Anyway, for me there’s really only one issue this election: reducing Canada’s greenhouse gasses before the planet burns up. (Yes, I’m all for the $10/day childcare proposal, and jobs and the economy and Covid are extremely important, but none except climate change is #1.)


As António Guterres says,

The evidence is irrefutable: greenhouse gas emissions are choking our planet & placing billions of people in danger. Global heating is affecting every region on Earth, with many of the changes becoming irreversible. We must act decisively now to avert a climate catastrophe.”


In Canada, that means getting a handle on our use and extraction of fossil fuels. 


The Liberals have actually put us on the path to improvement, with and without the assistance of the provinces (the same path Gordon Campbell put BC on 15 years ago, Christy tried to eviscerate, and John Horgan improved on) by putting the entire country on a plan to slowly increase the cost of carbon dioxide and methane emissions, the so-called “carbon tax”.


But the carbon tax doesn’t address the single biggest contributor to Canada’s global warming, which is greenhouse gasses released by bitumen extraction in the tar/oil sands. So Prime Minister Trudeau called the bluff of the other parties on this file: (from Mitchell Beer’s energy mix.com)


Liberal Leader Justin Trudeau’s promise yesterday to cap oil and gas sector emissions at today’s levels and set five-year targets to reduce them beginning in 2025 amounts to the end of fossil fuel expansion in Canada, the country’s leading climate advocacy network told The Energy Mix Sunday evening.

The Liberals are essentially planning to end fossil fuel expansion,” said Caroline Brouillette, domestic policy manager at Climate Action Network-Canada. “It’s really good to see them finally name that elephant in the Canadian climate policy room.”

The details of the Liberals’ plan will make all the difference, and will be the key to a 1.5°C-compliant future, Brouillette said, stressing that a real phasedown aimed at bringing the country’s emissions to net-zero by 2050 will mean reducing oil and gas production and exports.

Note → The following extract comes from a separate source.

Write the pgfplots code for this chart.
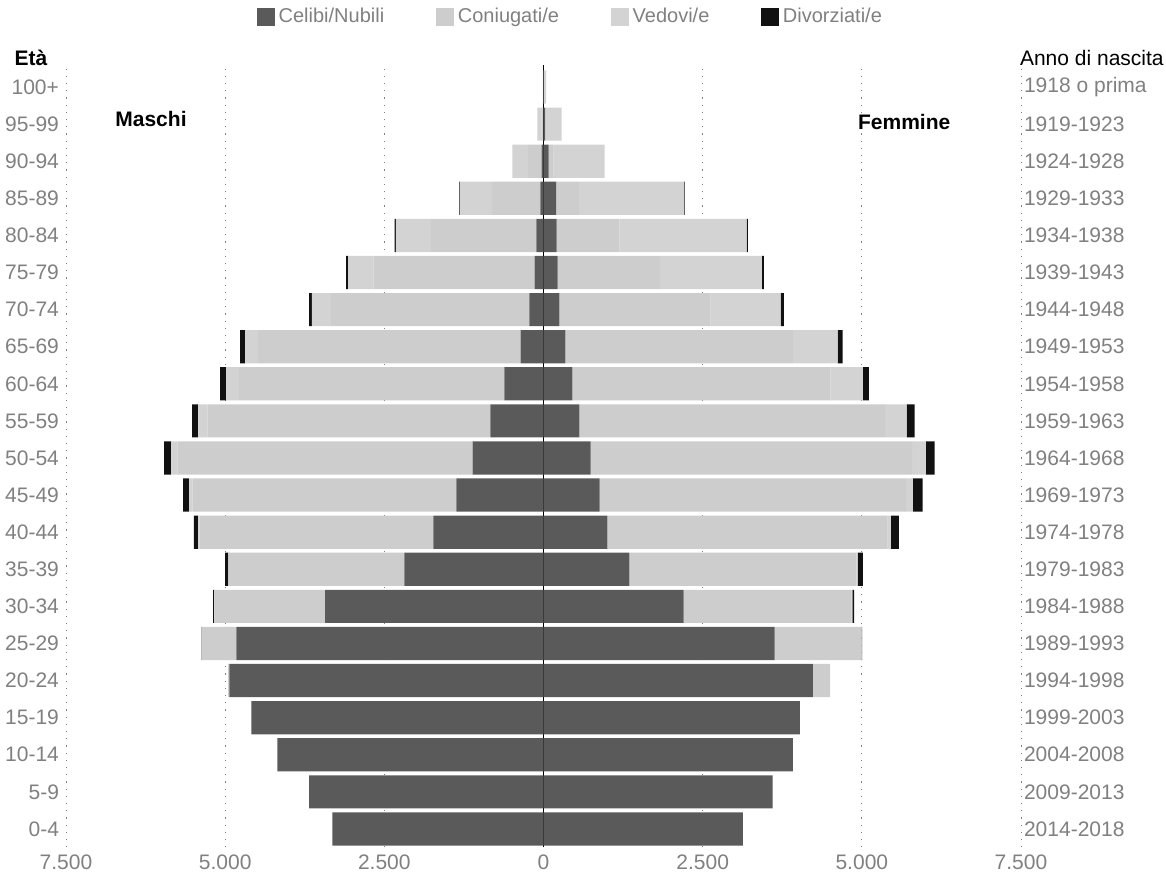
\documentclass[border=0pt]{standalone}
\usepackage{fontspec}
\setmainfont{Liberation Sans}
\usepackage{pgfplots}
\pgfplotsset{compat=1.18}
\usepackage{pgfplotstable}

% 0 = 0-4 ... 20 = 100+ ; maschi a sinistra (negativi)
\pgfplotstableread{
idx cel con ved div
0  -3315  0     0    0
1  -3680  0     0    0
2  -4180  0     0    0
3  -4590  0     0    0
4  -4935  -20   0    0
5  -4825  -545  0    -5
6  -3430  -1740 -5   -15
7  -2185  -2755 -10  -50
8  -1730  -3670 -25  -65
9  -1370  -4140 -55  -95
10 -1115  -4635 -100 -110
11 -835   -4440 -150 -95
12 -615   -4170 -200 -95
13 -360   -4125 -200 -80
14 -220   -3120 -300 -40
15 -140   -2530 -400 -30
16 -110   -1660 -550 -20
17 -50    -760  -500 -10
18 -30    -210  -250 0
19 -5     -30   -60  0
20 0      -2    -8   0
}\maschi

\pgfplotstableread{
idx cel con ved div
0  3130  0    0    0
1  3600  0    0    0
2  3915  0    0    0
3  4025  0    0    0
4  4230  270  0    0
5  3630  1360 5    10
6  2200  2640 10   30
7  1350  3565 20   80
8  1005  4400 50   125
9  880   4810 110  155
10 740   5050 215  140
11 565   4800 340  125
12 455   4050 510  95
13 345   3575 700  80
14 250   2375 1100 50
15 220   1610 1600 30
16 205   985  2000 20
17 200   355  1650 10
18 80    80   800  0
19 25    10   250  0
20 5     0    35   0
}\femmine

\definecolor{celibi}{HTML}{5A5A5A}
\definecolor{coniug}{HTML}{CDCDCD}
\definecolor{vedovi}{HTML}{D3D3D3}
\definecolor{divorz}{HTML}{111111}
\definecolor{lbl}{HTML}{808080}

\pgfplotsset{piramide/.style={
  scale only axis, width=477.5pt, height=389.5pt,
  xmin=-7500, xmax=7500, ymin=-0.5, ymax=20.5,
  xbar stacked, bar width=16.6pt,
  axis line style={draw=none},
  major tick length=0pt,
  ytick={0,...,20},
  xtick={-7500,-5000,...,7500},
  tick label style={font=\fontsize{10.5}{12}\selectfont, text=lbl},
}}

\begin{document}
\begin{tikzpicture}
\begin{axis}[piramide, clip=false,
  xmajorgrids,
  major grid style={lbl, line width=0.5pt, dash pattern=on 0.6pt off 3pt},
  xticklabels={7.500,5.000,2.500,0,2.500,5.000,7.500},
  yticklabels={0-4,5-9,10-14,15-19,20-24,25-29,30-34,35-39,40-44,45-49,50-54,
    55-59,60-64,65-69,70-74,75-79,80-84,85-89,90-94,95-99,100+},
  legend columns=4,
  legend image code/.code={\fill[#1] (0pt,-4.4pt) rectangle (8.8pt,4.4pt);},
  legend style={at={(axis description cs:0.5,1)}, anchor=center,
    xshift=14pt, yshift=25.75pt, draw=none, fill=none, inner sep=0pt,
    font=\fontsize{10}{12}\selectfont, text=lbl,
    /tikz/every even column/.append style={column sep=24pt}},
]
\addplot[fill=celibi, draw=none] table[x=cel, y=idx] {\maschi};
\addlegendentry{Celibi/Nubili}
\addplot[fill=coniug, draw=none] table[x=con, y=idx] {\maschi};
\addlegendentry{Coniugati/e}
\addplot[fill=vedovi, draw=none] table[x=ved, y=idx] {\maschi};
\addlegendentry{Vedovi/e}
\addplot[fill=divorz, draw=none] table[x=div, y=idx] {\maschi};
\addlegendentry{Divorziati/e}

\node[font=\fontsize{10.5}{12}\selectfont\bfseries] at (axis cs:-6165,19.15) {Maschi};
\node[font=\fontsize{10.5}{12}\selectfont\bfseries] at (axis cs:5665,19.05) {Femmine};
\node[font=\fontsize{10.5}{12}\selectfont\bfseries, anchor=center]
  at ([xshift=-17.5pt, yshift=5.25pt]axis description cs:0,1) {Età};
\end{axis}

\begin{axis}[piramide, clip=false,
  xticklabels={},
  yticklabel pos=right,
  yticklabel style={xshift=-2pt},
  yticklabels={2014-2018,2009-2013,2004-2008,1999-2003,1994-1998,1989-1993,
    1984-1988,1979-1983,1974-1978,1969-1973,1964-1968,1959-1963,1954-1958,
    1949-1953,1944-1948,1939-1943,1934-1938,1929-1933,1924-1928,1919-1923,
    1918 o prima},
]
\addplot[fill=celibi, draw=none] table[x=cel, y=idx] {\femmine};
\addplot[fill=coniug, draw=none] table[x=con, y=idx] {\femmine};
\addplot[fill=vedovi, draw=none] table[x=ved, y=idx] {\femmine};
\addplot[fill=divorz, draw=none] table[x=div, y=idx] {\femmine};

\draw[black, line width=0.8pt] (axis cs:0,-0.5) -- (axis cs:0,20.6);
\node[font=\fontsize{10.5}{12}\selectfont, anchor=west]
  at ([xshift=-4pt, yshift=5.25pt]axis description cs:1,1) {Anno di nascita};
\end{axis}
\pgfresetboundingbox
\path[use as bounding box] (-33pt,-17.25pt) rectangle (550pt,423.75pt);
\end{tikzpicture}
\end{document}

And the other parties? What are they proposing? The Conservatives promise to resurrect Northern Gateway, implying increased tar sand activity and more tankers off the BC coast, not to mention an enhanced chance of spills. Their "carbon tax proposal" actually rewards people for using more gasoline and never gets large enough to make a difference.

The NDP, if I read that policy statement correctly, dislike tar sands, dislike pipelines (except for the natural gas one to Kitimat) and thinks Trudeau just talks and never acts and doesn’t deserve to be Prime Minister. Bottom line: they’re in no position to actually do anything, because they cannot form government. Consequently, Mr Singh’s refusal to say he wouldn’t prop up a minority Con government is chilling, to say the least.

The Greens? Irrelevant.


It’s really difficult to be a third party in Canada with our “first past the post” electoral system but other iterations of the federal NDP caucus have managed to manoeuvre that fine line between support for government initiatives we can agree on and criticism of things we cannot. 

Not this one. This one apparently decided early in the last mandate that aggression would lead to electoral success, and the NDP hounds haven’t stopped baying their uncivil bile since. From this vantage point that looks indistinguishable from the CPC and their tactics, which in turn look very Republican. (I give you Charley Angus, on the WE charity file, or the recent comments on Afghanistan, which entirely ignore the fact that we haven’t been involved there since 2014 and that Afghanis have been coming to Canada ever since.)

Not my kind of NDP at all, and I blame the leader. (full disclosure. I was never a fan: https://occasionaljustus.blogspot.com/2018/03/letter-to-my-mp.html)


If the consequence of the NDP attacks are that the Liberals are diminished by the piling-on and the Conservatives take our riding, which is a real possibility, some of us are going to be very pissed indeed.